*What to work on:* Output the full material exactly as it appears here.

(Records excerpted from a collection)

>>>

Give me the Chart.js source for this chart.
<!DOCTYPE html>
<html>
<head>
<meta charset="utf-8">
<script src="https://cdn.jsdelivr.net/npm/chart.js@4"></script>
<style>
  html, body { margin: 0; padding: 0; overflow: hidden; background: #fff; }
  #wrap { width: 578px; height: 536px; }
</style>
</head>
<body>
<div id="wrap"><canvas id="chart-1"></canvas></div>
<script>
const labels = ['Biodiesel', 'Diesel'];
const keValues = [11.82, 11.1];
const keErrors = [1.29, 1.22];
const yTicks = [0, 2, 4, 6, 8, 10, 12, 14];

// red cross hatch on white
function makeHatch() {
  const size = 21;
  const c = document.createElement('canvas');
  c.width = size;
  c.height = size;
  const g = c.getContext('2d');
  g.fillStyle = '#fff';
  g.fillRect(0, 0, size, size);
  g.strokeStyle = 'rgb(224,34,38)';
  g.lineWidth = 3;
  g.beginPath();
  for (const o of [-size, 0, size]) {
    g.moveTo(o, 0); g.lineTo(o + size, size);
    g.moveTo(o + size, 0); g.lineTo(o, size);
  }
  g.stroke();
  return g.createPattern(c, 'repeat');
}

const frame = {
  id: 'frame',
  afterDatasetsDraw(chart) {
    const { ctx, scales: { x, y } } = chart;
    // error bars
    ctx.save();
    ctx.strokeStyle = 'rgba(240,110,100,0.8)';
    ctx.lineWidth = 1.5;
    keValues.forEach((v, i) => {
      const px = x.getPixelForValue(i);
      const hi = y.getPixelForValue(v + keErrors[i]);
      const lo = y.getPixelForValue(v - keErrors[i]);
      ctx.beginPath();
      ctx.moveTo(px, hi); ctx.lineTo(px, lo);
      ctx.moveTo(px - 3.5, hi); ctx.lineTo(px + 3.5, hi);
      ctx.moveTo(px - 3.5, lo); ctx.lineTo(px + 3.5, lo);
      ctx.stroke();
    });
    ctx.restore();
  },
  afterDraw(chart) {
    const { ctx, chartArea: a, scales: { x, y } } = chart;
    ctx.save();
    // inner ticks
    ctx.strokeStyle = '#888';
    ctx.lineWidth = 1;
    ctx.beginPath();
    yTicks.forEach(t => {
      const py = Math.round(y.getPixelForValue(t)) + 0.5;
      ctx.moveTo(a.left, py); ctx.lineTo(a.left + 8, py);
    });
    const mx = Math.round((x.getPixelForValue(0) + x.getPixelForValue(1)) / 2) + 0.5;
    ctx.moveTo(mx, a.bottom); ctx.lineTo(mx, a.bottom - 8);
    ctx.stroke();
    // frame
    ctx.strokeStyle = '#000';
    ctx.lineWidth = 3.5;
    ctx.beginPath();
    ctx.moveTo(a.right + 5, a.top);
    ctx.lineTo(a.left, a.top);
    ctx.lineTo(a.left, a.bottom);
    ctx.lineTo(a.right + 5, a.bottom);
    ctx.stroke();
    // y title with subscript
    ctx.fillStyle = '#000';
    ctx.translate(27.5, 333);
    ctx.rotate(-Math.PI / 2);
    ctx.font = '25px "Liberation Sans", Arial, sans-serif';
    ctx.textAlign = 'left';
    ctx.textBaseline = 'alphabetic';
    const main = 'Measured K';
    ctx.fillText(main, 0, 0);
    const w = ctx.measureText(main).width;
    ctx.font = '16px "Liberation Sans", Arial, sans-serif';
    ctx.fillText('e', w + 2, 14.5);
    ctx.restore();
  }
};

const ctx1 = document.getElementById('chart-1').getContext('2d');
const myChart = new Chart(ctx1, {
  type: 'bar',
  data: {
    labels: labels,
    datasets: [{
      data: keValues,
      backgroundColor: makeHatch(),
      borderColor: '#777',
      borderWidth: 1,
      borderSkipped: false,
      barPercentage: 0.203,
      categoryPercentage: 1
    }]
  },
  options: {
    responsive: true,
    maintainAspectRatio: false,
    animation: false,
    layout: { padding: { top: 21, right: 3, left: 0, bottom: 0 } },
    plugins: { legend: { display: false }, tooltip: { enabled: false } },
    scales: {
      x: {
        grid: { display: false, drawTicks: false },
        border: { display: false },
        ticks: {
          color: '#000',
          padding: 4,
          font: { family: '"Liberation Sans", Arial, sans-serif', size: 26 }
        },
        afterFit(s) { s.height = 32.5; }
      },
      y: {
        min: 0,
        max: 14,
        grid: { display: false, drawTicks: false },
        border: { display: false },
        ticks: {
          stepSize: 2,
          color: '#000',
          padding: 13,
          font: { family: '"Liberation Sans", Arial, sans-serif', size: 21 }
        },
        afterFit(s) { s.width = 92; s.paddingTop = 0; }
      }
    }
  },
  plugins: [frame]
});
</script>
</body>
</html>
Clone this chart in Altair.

<<<

*Full output:*
Give me the Chart.js source for this chart.
<!DOCTYPE html>
<html>
<head>
<meta charset="utf-8">
<script src="https://cdn.jsdelivr.net/npm/chart.js@4"></script>
<style>
  html, body { margin: 0; padding: 0; overflow: hidden; background: #fff; }
  #wrap { width: 578px; height: 536px; }
</style>
</head>
<body>
<div id="wrap"><canvas id="chart-1"></canvas></div>
<script>
const labels = ['Biodiesel', 'Diesel'];
const keValues = [11.82, 11.1];
const keErrors = [1.29, 1.22];
const yTicks = [0, 2, 4, 6, 8, 10, 12, 14];

// red cross hatch on white
function makeHatch() {
  const size = 21;
  const c = document.createElement('canvas');
  c.width = size;
  c.height = size;
  const g = c.getContext('2d');
  g.fillStyle = '#fff';
  g.fillRect(0, 0, size, size);
  g.strokeStyle = 'rgb(224,34,38)';
  g.lineWidth = 3;
  g.beginPath();
  for (const o of [-size, 0, size]) {
    g.moveTo(o, 0); g.lineTo(o + size, size);
    g.moveTo(o + size, 0); g.lineTo(o, size);
  }
  g.stroke();
  return g.createPattern(c, 'repeat');
}

const frame = {
  id: 'frame',
  afterDatasetsDraw(chart) {
    const { ctx, scales: { x, y } } = chart;
    // error bars
    ctx.save();
    ctx.strokeStyle = 'rgba(240,110,100,0.8)';
    ctx.lineWidth = 1.5;
    keValues.forEach((v, i) => {
      const px = x.getPixelForValue(i);
      const hi = y.getPixelForValue(v + keErrors[i]);
      const lo = y.getPixelForValue(v - keErrors[i]);
      ctx.beginPath();
      ctx.moveTo(px, hi); ctx.lineTo(px, lo);
      ctx.moveTo(px - 3.5, hi); ctx.lineTo(px + 3.5, hi);
      ctx.moveTo(px - 3.5, lo); ctx.lineTo(px + 3.5, lo);
      ctx.stroke();
    });
    ctx.restore();
  },
  afterDraw(chart) {
    const { ctx, chartArea: a, scales: { x, y } } = chart;
    ctx.save();
    // inner ticks
    ctx.strokeStyle = '#888';
    ctx.lineWidth = 1;
    ctx.beginPath();
    yTicks.forEach(t => {
      const py = Math.round(y.getPixelForValue(t)) + 0.5;
      ctx.moveTo(a.left, py); ctx.lineTo(a.left + 8, py);
    });
    const mx = Math.round((x.getPixelForValue(0) + x.getPixelForValue(1)) / 2) + 0.5;
    ctx.moveTo(mx, a.bottom); ctx.lineTo(mx, a.bottom - 8);
    ctx.stroke();
    // frame
    ctx.strokeStyle = '#000';
    ctx.lineWidth = 3.5;
    ctx.beginPath();
    ctx.moveTo(a.right + 5, a.top);
    ctx.lineTo(a.left, a.top);
    ctx.lineTo(a.left, a.bottom);
    ctx.lineTo(a.right + 5, a.bottom);
    ctx.stroke();
    // y title with subscript
    ctx.fillStyle = '#000';
    ctx.translate(27.5, 333);
    ctx.rotate(-Math.PI / 2);
    ctx.font = '25px "Liberation Sans", Arial, sans-serif';
    ctx.textAlign = 'left';
    ctx.textBaseline = 'alphabetic';
    const main = 'Measured K';
    ctx.fillText(main, 0, 0);
    const w = ctx.measureText(main).width;
    ctx.font = '16px "Liberation Sans", Arial, sans-serif';
    ctx.fillText('e', w + 2, 14.5);
    ctx.restore();
  }
};

const ctx1 = document.getElementById('chart-1').getContext('2d');
const myChart = new Chart(ctx1, {
  type: 'bar',
  data: {
    labels: labels,
    datasets: [{
      data: keValues,
      backgroundColor: makeHatch(),
      borderColor: '#777',
      borderWidth: 1,
      borderSkipped: false,
      barPercentage: 0.203,
      categoryPercentage: 1
    }]
  },
  options: {
    responsive: true,
    maintainAspectRatio: false,
    animation: false,
    layout: { padding: { top: 21, right: 3, left: 0, bottom: 0 } },
    plugins: { legend: { display: false }, tooltip: { enabled: false } },
    scales: {
      x: {
        grid: { display: false, drawTicks: false },
        border: { display: false },
        ticks: {
          color: '#000',
          padding: 4,
          font: { family: '"Liberation Sans", Arial, sans-serif', size: 26 }
        },
        afterFit(s) { s.height = 32.5; }
      },
      y: {
        min: 0,
        max: 14,
        grid: { display: false, drawTicks: false },
        border: { display: false },
        ticks: {
          stepSize: 2,
          color: '#000',
          padding: 13,
          font: { family: '"Liberation Sans", Arial, sans-serif', size: 21 }
        },
        afterFit(s) { s.width = 92; s.paddingTop = 0; }
      }
    }
  },
  plugins: [frame]
});
</script>
</body>
</html>
Clone this chart in Altair.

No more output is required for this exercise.